Venezuela está grave, mortalmente enferma. Chávez llegó
para quedarse, aplastar la democracia y erigir un
régimen totalitario. Todo lo demás es cuento.
Es en este contexto y consciente de esta
circunstancia extrema que la ciudadanía debe considerar
su participación electoral frente a un intento
absolutamente inconstitucional como la asfixia de
nuestros principios democráticos mediante un aberrante
fraude constitucional. En función de esta situación
extrema es que nuestra valerosa y consciente sociedad
civil debe demandar del liderazgo político partidista,
comunitario y social se una tras una estrategia de
combate contra el totalitarismo.

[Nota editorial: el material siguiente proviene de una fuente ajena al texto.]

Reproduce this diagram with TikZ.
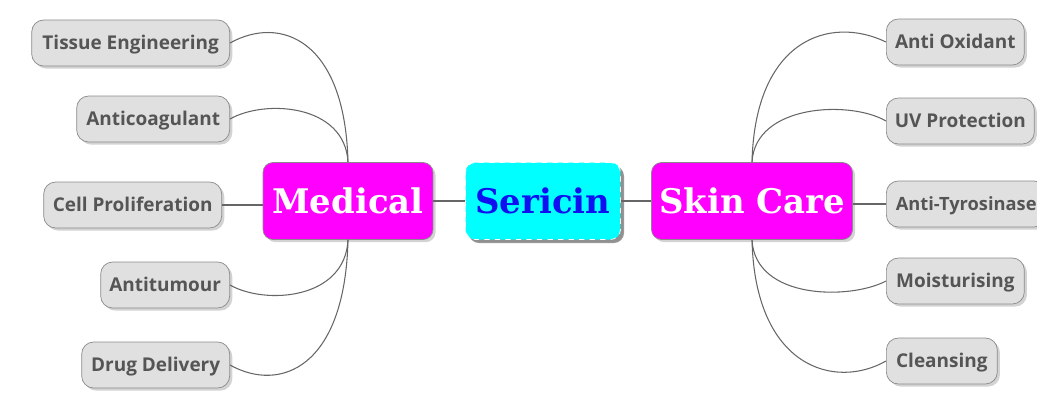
\documentclass[tikz,border=0pt]{standalone}
\usepackage{fontspec}
\usetikzlibrary{shadows}
\newfontfamily\leaffont{Open Sans}
\newfontfamily\hubfont{DejaVu Serif}
\definecolor{leafgray}{HTML}{E0E0E0}
\definecolor{leafline}{HTML}{8A8A8A}
\definecolor{leaftext}{HTML}{555555}
\definecolor{linkgray}{HTML}{666666}
\definecolor{hubmagenta}{HTML}{FF00FF}
\definecolor{hubcyan}{HTML}{00FFFF}
\definecolor{hubblue}{HTML}{1010F0}

\begin{document}
\begin{tikzpicture}[x=0.02cm,y=-0.02cm,
  leaf/.style={draw=leafline,fill=leafgray,rounded corners=0.24cm,minimum height=0.92cm,
    inner sep=0pt,text=leaftext,font=\leaffont\bfseries\fontsize{10.8}{12}\selectfont,
    text height=7.7pt,text depth=0pt,
    drop shadow={shadow xshift=1.5pt,shadow yshift=-1.5pt,opacity=0.35}},
  hub/.style={draw=leafline,fill=hubmagenta,rounded corners=0.2cm,minimum height=1.54cm,
    inner sep=0pt,text=white,font=\hubfont\bfseries\fontsize{19.3}{22}\selectfont,
    text height=14pt,text depth=0pt,
    drop shadow={shadow xshift=1.5pt,shadow yshift=-1.5pt,opacity=0.35}},
  link/.style={draw=linkgray,line width=0.6pt}]
\useasboundingbox (0,0) rectangle (1037,407);

% centre
\node[hub,fill=hubcyan,draw=white,dashed,text=hubblue,minimum width=3.1cm,
  drop shadow={shadow xshift=2pt,shadow yshift=-2pt,opacity=0.8}] (ser) at (543,201) {Sericin};
\node[hub,minimum width=3.4cm] (med) at (348,201) {Medical};
\node[hub,minimum width=4.02cm] (skin) at (752,201) {Skin Care};

% medical side
\node[leaf,minimum width=3.96cm,anchor=east] (te) at (230,43) {Tissue Engineering};
\node[leaf,minimum width=3.06cm,anchor=east] (ac) at (230,119) {Anticoagulant};
\node[leaf,minimum width=3.56cm,anchor=east] (cp) at (222,205) {Cell Proliferation};
\node[leaf,minimum width=2.58cm,anchor=east] (at) at (230,285) {Antitumour};
\node[leaf,minimum width=2.96cm,anchor=east] (dd) at (230,365) {Drug Delivery};

% skin care side
\node[leaf,minimum width=2.76cm,anchor=west] (ao) at (886,42) {Anti Oxidant};
\node[leaf,minimum width=2.96cm,anchor=west] (uv) at (886,121) {UV Protection};
\node[leaf,inner xsep=0.19cm,anchor=west,font=\leaffont\bfseries\fontsize{10.4}{12}\selectfont] (ty) at (886,204) {Anti-Tyrosinase};
\node[leaf,minimum width=2.76cm,anchor=west] (mo) at (886,281) {Moisturising};
\node[leaf,minimum width=2.22cm,anchor=west] (cl) at (886,361) {Cleansing};

\draw[link] (med.east) -- (ser.west);
\draw[link] (ser.east) -- (skin.west);
\draw[link] (cp.east) -- (cp.east -| med.west);
\draw[link] (skin.east |- ty.west) -- (ty.west);

\draw[link] (te.east) .. controls +(50,-28) and +(-3,-123) .. (med.north);
\draw[link] (ac.east) .. controls +(35,-20) and +(-3,-58) .. (med.north);
\draw[link] (at.east) .. controls +(35,20) and +(-3,60) .. (med.south);
\draw[link] (dd.east) .. controls +(50,28) and +(-3,128) .. (med.south);

\draw[link] (ao.west) .. controls +(-56,-27) and +(3,-123) .. (skin.north);
\draw[link] (uv.west) .. controls +(-36,-21) and +(3,-58) .. (skin.north);
\draw[link] (mo.west) .. controls +(-36,19) and +(3,60) .. (skin.south);
\draw[link] (cl.west) .. controls +(-51,29) and +(3,128) .. (skin.south);

\end{tikzpicture}
\end{document}
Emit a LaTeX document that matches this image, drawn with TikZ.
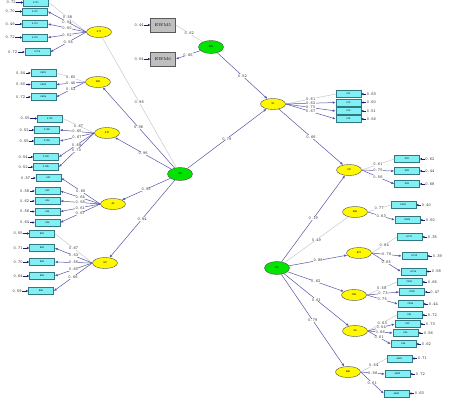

Inicie una cruzada de
concientización sobre la gravedad del momento y la
naturaleza totalitaria del fraude constitucional y
acuerde la política a seguir el 9 de diciembre –
abstención o participación – en función de las acciones
futuras a desarrollar. Que debieran constituir una
bitácora obligatoria para todos los convocantes.
Pues no se trata de agotar nuestra acciones
extendiéndole un cheque en blanco al liderazgo ocasional
para que luego de obtenido nuestro masivo respaldo
ciudadano incumpla sus sagrados compromisos de
enfrentarse al totalitarismo – como ya ha sucedido -,
sino de crear de una vez por todas un frente unitario
que lo combata ahora y siempre, exitosamente. La lucha
por la democracia es un compromiso sagrado que no
termina el 9-D. Puede que entonces recién comience.
Entonces sonará la hora de la verdad.